Personal information
- Full name: William Richardson
- Date of birth: 29 May 1909
- Place of birth: Framwellgate Moor, County Durham, England
- Date of death: 29 March 1959 (aged 49)
- Place of death: Perry Barr, Birmingham, England
- Height: 5 ft 8 in (1.73 m)
- Position: Centre forward

Youth career
- Horden Wednesday
- United Bus Company (Hartlepool)

Senior career*
- Years: Team / Apps / (Gls)
- 1928–1929: Hartlepools United / 29 / (19)
- 1929–1945: West Bromwich Albion / 320 / (202)
- 1945–1946: Shrewsbury Town
- Total:  / 349 / (221)

International career
- 1935: England / 1 / (0)

= W. G. Richardson =

English footballer (1909–1959)

William "Ginger" Richardson (29 May 1909 – 29 March 1959) often referred to as W.G. Richardson and by the nickname 'Ginger' to avoid confusion with teammate Bill Richardson, was an English professional footballer who played as a centre forward.

He scored both goals for West Bromwich Albion when they won the 1931 FA Cup Final, beating their Midlands rivals Birmingham City 2–1.

He scored four goals within the space of five minutes, all within the first ten minutes of the match, for West Brom against West Ham United at Upton Park on 7 November 1931.

In the 1935–36 season, he scored 39 League goals, which is still West Bromwich Albion's club record for top scorer in the top division of the football league system. His total of 228 goals for the club in all competitions puts him third on the all-time scorers list behind Tony Brown and Ronnie Allen, and first in the goals-per-game list overall.

Richardson was the nephew of the English cricketer Tom Richardson.
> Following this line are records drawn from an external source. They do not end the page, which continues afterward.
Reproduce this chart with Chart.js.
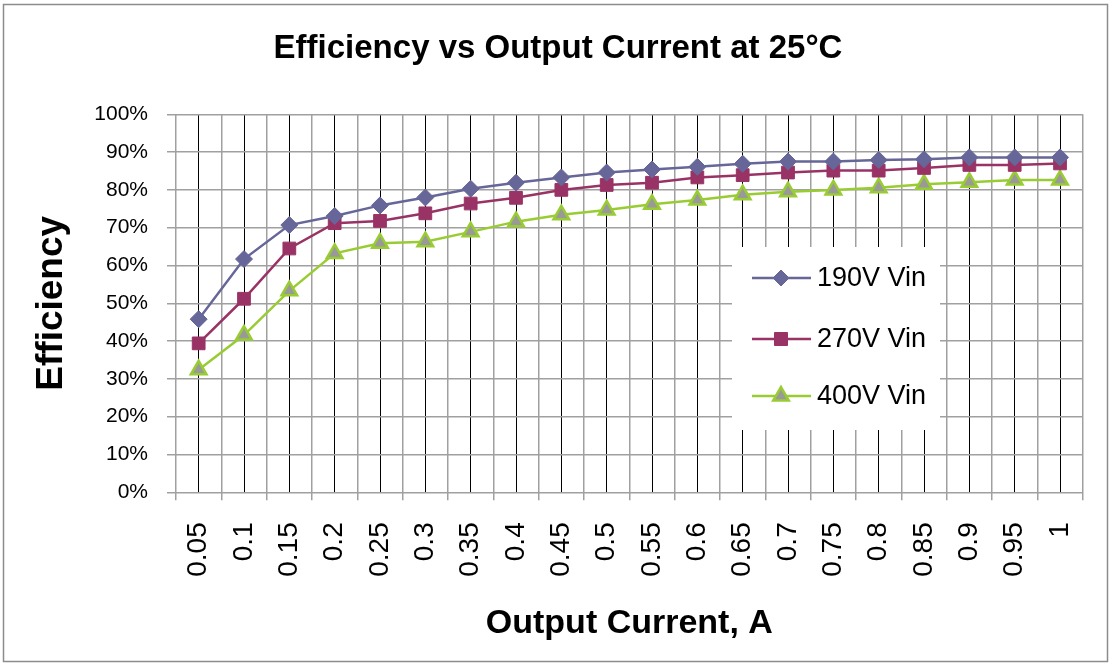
<!DOCTYPE html>
<html lang="en">
<head>
    <meta charset="UTF-8">
    <title>Efficiency vs Output Current at 25°C</title>
    <script src="https://cdn.jsdelivr.net/npm/chart.js"></script>
    <style>
        body { margin: 0; background: #fff; }
        #wrap { width: 1116px; height: 665px; }
    </style>
</head>
<body>
    <div id="wrap">
        <canvas id="effChart" width="1116" height="665"></canvas>
    </div>
    <script>
    // values (efficiency in %)
    const currents = ['0.05', '0.1', '0.15', '0.2', '0.25', '0.3', '0.35', '0.4', '0.45', '0.5',
                      '0.55', '0.6', '0.65', '0.7', '0.75', '0.8', '0.85', '0.9', '0.95', '1'];
    const eff190 = [45.8, 61.7, 70.7, 73.1, 75.9, 78.0, 80.3, 81.9, 83.3, 84.6,
                    85.4, 86.1, 86.9, 87.5, 87.5, 87.9, 88.1, 88.6, 88.6, 88.6];
    const eff270 = [39.4, 51.2, 64.5, 71.2, 71.8, 73.8, 76.4, 77.9, 80.0, 81.3,
                    81.9, 83.3, 83.9, 84.6, 85.1, 85.1, 85.8, 86.6, 86.6, 87.0];
    const eff400 = [32.4, 41.6, 53.3, 63.2, 65.9, 66.3, 68.9, 71.6, 73.4, 74.7,
                    76.2, 77.3, 78.7, 79.5, 80.0, 80.6, 81.5, 82.0, 82.6, 82.6];
    const seriesNames = ['190V Vin', '270V Vin', '400V Vin'];

    const SANS = "'Liberation Sans', Arial, sans-serif";

    function drawMarker(ctx, style, x, y, fill, stroke) {
        ctx.save();
        ctx.beginPath();
        if (style === 'diamond') {
            const r = 8;
            ctx.moveTo(x, y - r); ctx.lineTo(x + r, y); ctx.lineTo(x, y + r); ctx.lineTo(x - r, y);
        } else if (style === 'square') {
            ctx.rect(x - 6.5, y - 6.5, 13, 13);
        } else {
            const r = 9;
            ctx.moveTo(x, y - r); ctx.lineTo(x + r * 0.866, y + r * 0.5); ctx.lineTo(x - r * 0.866, y + r * 0.5);
        }
        ctx.closePath();
        ctx.fillStyle = fill;
        ctx.fill();
        ctx.lineWidth = style === 'triangle' ? 2.5 : 1;
        ctx.strokeStyle = stroke;
        ctx.stroke();
        ctx.restore();
    }

    // white background and grey frame round the whole chart
    const framePlugin = {
        id: 'frame',
        beforeDraw(chart) {
            const ctx = chart.ctx;
            ctx.save();
            ctx.fillStyle = '#fff';
            ctx.fillRect(0, 0, chart.width, chart.height);
            ctx.strokeStyle = '#8c8c8c';
            ctx.lineWidth = 1.5;
            ctx.strokeRect(3.5, 4.5, 1104, 657);
            ctx.restore();
        }
    };

    // legend box sitting inside the plot, like the Excel original
    const boxLegend = {
        id: 'boxLegend',
        afterDatasetsDraw(chart) {
            const ctx = chart.ctx;
            const markers = ['diamond', 'square', 'triangle'];
            const rows = [278, 339, 396];
            ctx.save();
            ctx.fillStyle = '#fff';
            ctx.fillRect(732, 247, 208, 183);
            chart.data.datasets.forEach((ds, i) => {
                const y = rows[i];
                ctx.strokeStyle = ds.borderColor;
                ctx.lineWidth = 2.5;
                ctx.beginPath();
                ctx.moveTo(752, y);
                ctx.lineTo(811, y);
                ctx.stroke();
                drawMarker(ctx, markers[i], 781, y, ds.pointBackgroundColor, ds.pointBorderColor);
                ctx.fillStyle = '#000';
                ctx.font = '27px ' + SANS;
                ctx.textBaseline = 'middle';
                ctx.textAlign = 'left';
                ctx.fillText(ds.label, 817, y + 1);
            });
            ctx.restore();
        }
    };

    const ctx = document.getElementById('effChart').getContext('2d');
    new Chart(ctx, {
        type: 'line',
        data: {
            labels: currents,
            datasets: [
                {
                    label: seriesNames[0],
                    data: eff190,
                    borderColor: '#666699',
                    borderWidth: 2.5,
                    pointStyle: 'rectRot',
                    pointRadius: 8.5,
                    pointBackgroundColor: '#666699',
                    pointBorderColor: '#666699',
                    pointBorderWidth: 1,
                    tension: 0
                },
                {
                    label: seriesNames[1],
                    data: eff270,
                    borderColor: '#993366',
                    borderWidth: 2.5,
                    pointStyle: 'rect',
                    pointRadius: 9,
                    pointBackgroundColor: '#993366',
                    pointBorderColor: '#993366',
                    pointBorderWidth: 1,
                    tension: 0
                },
                {
                    label: seriesNames[2],
                    data: eff400,
                    borderColor: '#99cc33',
                    borderWidth: 2.5,
                    pointStyle: 'triangle',
                    pointRadius: 9,
                    pointBackgroundColor: '#999999',
                    pointBorderColor: '#99cc33',
                    pointBorderWidth: 2.5,
                    tension: 0
                }
            ]
        },
        options: {
            responsive: false,
            animation: false,
            devicePixelRatio: 1,
            layout: { padding: 0 },
            plugins: {
                legend: { display: false },
                tooltip: { enabled: false },
                title: {
                    display: true,
                    text: 'Efficiency vs Output Current at 25°C',
                    color: '#000',
                    font: { family: SANS, size: 33, weight: 'bold' },
                    padding: { top: 29, bottom: 45.7 }
                }
            },
            scales: {
                x: {
                    type: 'category',
                    position: 'bottom',
                    offset: true,
                    border: { display: false },
                    grid: { offset: true, color: '#a0a0a0', lineWidth: 1.5, tickLength: 8, tickColor: '#a0a0a0' },
                    ticks: {
                        color: '#000',
                        font: { family: SANS, size: 28 },
                        autoSkip: false,
                        minRotation: 90,
                        maxRotation: 90,
                        padding: 22
                    },
                    title: {
                        display: true,
                        text: 'Output Current, A',
                        color: '#000',
                        font: { family: SANS, size: 34, weight: 'bold' },
                        padding: { top: 0, bottom: 20.6 }
                    },
                    afterFit(s) { s.height = 665 - 492.3; }
                },
                x2: {
                    type: 'category',
                    position: 'bottom',
                    labels: currents,
                    offset: true,
                    border: { display: false },
                    grid: { offset: false, color: '#000', lineWidth: 1, drawTicks: false },
                    ticks: { display: false },
                    afterFit(s) { s.height = 0; }
                },
                y: {
                    min: 0,
                    max: 100,
                    border: { display: false },
                    grid: { color: '#a0a0a0', lineWidth: 1.5, tickLength: 9, tickColor: '#a0a0a0' },
                    ticks: {
                        stepSize: 10,
                        color: '#000',
                        font: { family: SANS, size: 21 },
                        padding: 19,
                        callback: v => v + '%'
                    },
                    title: {
                        display: true,
                        text: 'Efficiency',
                        color: '#000',
                        font: { family: SANS, size: 37, weight: 'bold' },
                        padding: { top: 30, bottom: 0 }
                    },
                    afterFit(s) { s.width = 176; }
                },
                // empty right-hand strip so the plot stops at the same place as the original
                yRight: {
                    position: 'right',
                    min: 0,
                    max: 1,
                    border: { display: false },
                    grid: { display: false },
                    ticks: { display: false },
                    afterFit(s) { s.width = 15; }
                }
            }
        },
        plugins: [framePlugin, boxLegend]
    });
    </script>
</body>
</html>
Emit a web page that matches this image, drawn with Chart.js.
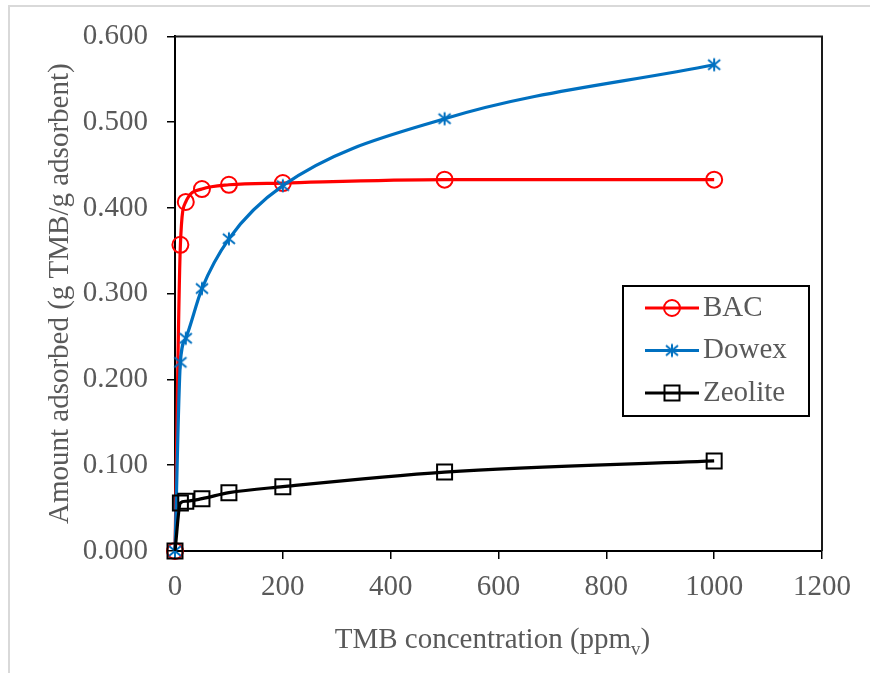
<!doctype html>
<html lang="en">
<head>
<meta charset="utf-8">
<title>TMB adsorption</title>
<style>
  html, body { margin: 0; padding: 0; background: #fff; }
  .chartBox { width: 870px; height: 673px; }
</style>
</head>
<body>
<div class="chartBox"><canvas id="myChart" width="870" height="673"></canvas></div>
<script src="https://cdn.jsdelivr.net/npm/chart.js"></script>
<script>
// data
const concentration = [0, 10, 20, 50, 100, 200, 500, 1000];
const bacValues = [0, 0.357, 0.407, 0.422, 0.427, 0.429, 0.433, 0.433];
const dowexValues = [0, 0.220, 0.248, 0.306, 0.364, 0.426, 0.504, 0.567];
const zeoliteValues = [0, 0.056, 0.058, 0.061, 0.068, 0.075, 0.092, 0.105];
const seriesNames = ['BAC', 'Dowex', 'Zeolite'];
const xTickValues = [0, 200, 400, 600, 800, 1000, 1200];
const yTickValues = [0, 0.1, 0.2, 0.3, 0.4, 0.5, 0.6];
const xTitle = ['TMB concentration (ppm', 'v', ')'];
const yTitle = 'Amount adsorbed (g TMB/g adsorbent)';

const FONT = '"Liberation Serif", "Times New Roman", serif';
const GREY = '#595959';

// excel-like asterisk marker (x + vertical bar)
function makeStar(color) {
  const c = document.createElement('canvas');
  c.width = 16; c.height = 16;
  const g = c.getContext('2d');
  g.strokeStyle = color;
  g.lineWidth = 2;
  g.beginPath();
  g.moveTo(8, 1.5); g.lineTo(8, 14.5);
  g.moveTo(2, 3); g.lineTo(14, 13);
  g.moveTo(14, 3); g.lineTo(2, 13);
  g.stroke();
  return c;
}
const starBlue = makeStar('#0070C0');

const toPoints = ys => concentration.map((x, i) => ({x: x, y: ys[i]}));

const data = {
  datasets: [{
    label: seriesNames[0],
    data: toPoints(bacValues),
    borderColor: '#FF0000',
    pointStyle: 'circle',
    pointRadius: 8,
    order: 3
  }, {
    label: seriesNames[1],
    data: toPoints(dowexValues),
    borderColor: '#0070C0',
    pointStyle: starBlue,
    pointRadius: 8,
    order: 2
  }, {
    label: seriesNames[2],
    data: toPoints(zeoliteValues),
    borderColor: '#000000',
    pointStyle: 'rect',
    pointRadius: 10.6,
    order: 1
  }]
};
data.datasets.forEach(ds => {
  ds.borderWidth = 3.2;
  ds.pointBorderWidth = 2;
  ds.pointBorderColor = ds.borderColor;
  ds.pointBackgroundColor = 'rgba(0,0,0,0)';
  ds.cubicInterpolationMode = 'monotone';
  ds.clip = false;
});

// outer light frame + plot box top/right edges
const framePlugin = {
  id: 'frame',
  beforeDraw(chart) {
    const ctx = chart.ctx;
    ctx.save();
    ctx.strokeStyle = '#d9d9d9';
    ctx.lineWidth = 2;
    ctx.beginPath();
    ctx.moveTo(9, chart.height);
    ctx.lineTo(9, 6);
    ctx.lineTo(chart.width, 6);
    ctx.stroke();
    ctx.restore();
  },
  afterDraw(chart) {
    const {ctx, chartArea: a} = chart;
    ctx.save();
    ctx.strokeStyle = '#1a1a1a';
    ctx.lineWidth = 2;
    ctx.beginPath();
    ctx.moveTo(a.left, a.top);
    ctx.lineTo(a.right, a.top);
    ctx.lineTo(a.right, a.bottom);
    ctx.stroke();
    ctx.restore();
  }
};

// x axis title with subscript v
const xTitlePlugin = {
  id: 'xTitle',
  afterDraw(chart) {
    const {ctx, chartArea: a} = chart;
    ctx.save();
    ctx.fillStyle = GREY;
    ctx.textBaseline = 'alphabetic';
    ctx.textAlign = 'left';
    const big = '29px ' + FONT, small = '19px ' + FONT;
    ctx.font = big;
    const w0 = ctx.measureText(xTitle[0]).width;
    const w2 = ctx.measureText(xTitle[2]).width;
    ctx.font = small;
    const w1 = ctx.measureText(xTitle[1]).width;
    let x = (a.left + a.right) / 2 - 6 - (w0 + w1 + w2) / 2;
    const y = 648;
    ctx.font = big;
    ctx.fillText(xTitle[0], x, y);
    x += w0;
    ctx.font = small;
    ctx.fillText(xTitle[1], x, y + 7);
    x += w1;
    ctx.font = big;
    ctx.fillText(xTitle[2], x, y);
    ctx.restore();
  }
};

// boxed legend inside the plot
const legendPlugin = {
  id: 'boxLegend',
  afterDraw(chart) {
    const ctx = chart.ctx;
    const bx = 623, by = 286, bw = 186, bh = 130;
    ctx.save();
    ctx.fillStyle = '#fff';
    ctx.fillRect(bx, by, bw, bh);
    ctx.strokeStyle = '#000';
    ctx.lineWidth = 2;
    ctx.strokeRect(bx, by, bw, bh);
    chart.data.datasets.forEach((ds, i) => {
      const y = 308 + i * 42.5;
      const x0 = 645, x1 = 699, xm = (x0 + x1) / 2;
      ctx.strokeStyle = ds.borderColor;
      ctx.lineWidth = 3.2;
      ctx.beginPath();
      ctx.moveTo(x0, y); ctx.lineTo(x1, y);
      ctx.stroke();
      ctx.lineWidth = 2;
      if (ds.pointStyle === 'circle') {
        ctx.beginPath();
        ctx.arc(xm, y, 8, 0, Math.PI * 2);
        ctx.stroke();
      } else if (ds.pointStyle === 'rect') {
        ctx.strokeRect(xm - 7.5, y - 7.5, 15, 15);
      } else {
        ctx.drawImage(ds.pointStyle, xm - 8, y - 8);
      }
      ctx.fillStyle = GREY;
      ctx.font = '29px ' + FONT;
      ctx.textBaseline = 'middle';
      ctx.textAlign = 'left';
      ctx.fillText(ds.label, 703, y);
    });
    ctx.restore();
  }
};

const config = {
  type: 'line',
  data,
  options: {
    responsive: false,
    animation: false,
    layout: { padding: { top: 35, right: 48, bottom: 0, left: 0 } },
    scales: {
      x: {
        type: 'linear',
        min: 0,
        max: 1200,
        afterBuildTicks: s => { s.ticks = xTickValues.map(v => ({value: v})); },
        afterFit: s => { s.height = 122; },
        grid: { drawOnChartArea: false, tickLength: 8, color: '#000', lineWidth: 1.5 },
        border: { display: true, color: '#000', width: 2 },
        ticks: {
          padding: 11, color: GREY, font: { family: FONT, size: 29 }, maxRotation: 0,
          callback: v => String(v)
        }
      },
      y: {
        type: 'linear',
        min: 0,
        max: 0.6,
        afterBuildTicks: s => { s.ticks = yTickValues.map(v => ({value: v})); },
        afterFit: s => { s.width = 175; },
        grid: { drawOnChartArea: false, tickLength: 8, color: '#000', lineWidth: 1.5 },
        border: { display: true, color: '#000', width: 2 },
        ticks: {
          padding: 19, color: GREY, font: { family: FONT, size: 29 },
          callback: v => v.toFixed(3)
        },
        title: {
          display: true, text: yTitle, color: GREY,
          font: { family: FONT, size: 29 },
          padding: { top: 43, bottom: 0 }
        }
      }
    },
    plugins: {
      legend: { display: false },
      tooltip: { enabled: false }
    }
  },
  plugins: [framePlugin, xTitlePlugin, legendPlugin]
};

const myChart = new Chart(document.getElementById('myChart'), config);
</script>
</body>
</html>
In 2004, he was named as one of West Bromwich Albion's 16 greatest players, in a poll organised as part of the club's 125th anniversary celebrations.

Richardson died on the field of play, during a charity match between a City of Birmingham 'All Stars XI' and a Television celebrity team, having stepped in at the last moment when the playing staff of Birmingham City were placed under quarantine due to a polio outbreak, which would claim the life of another former cup finalist, Jeff Hall a fortnight later.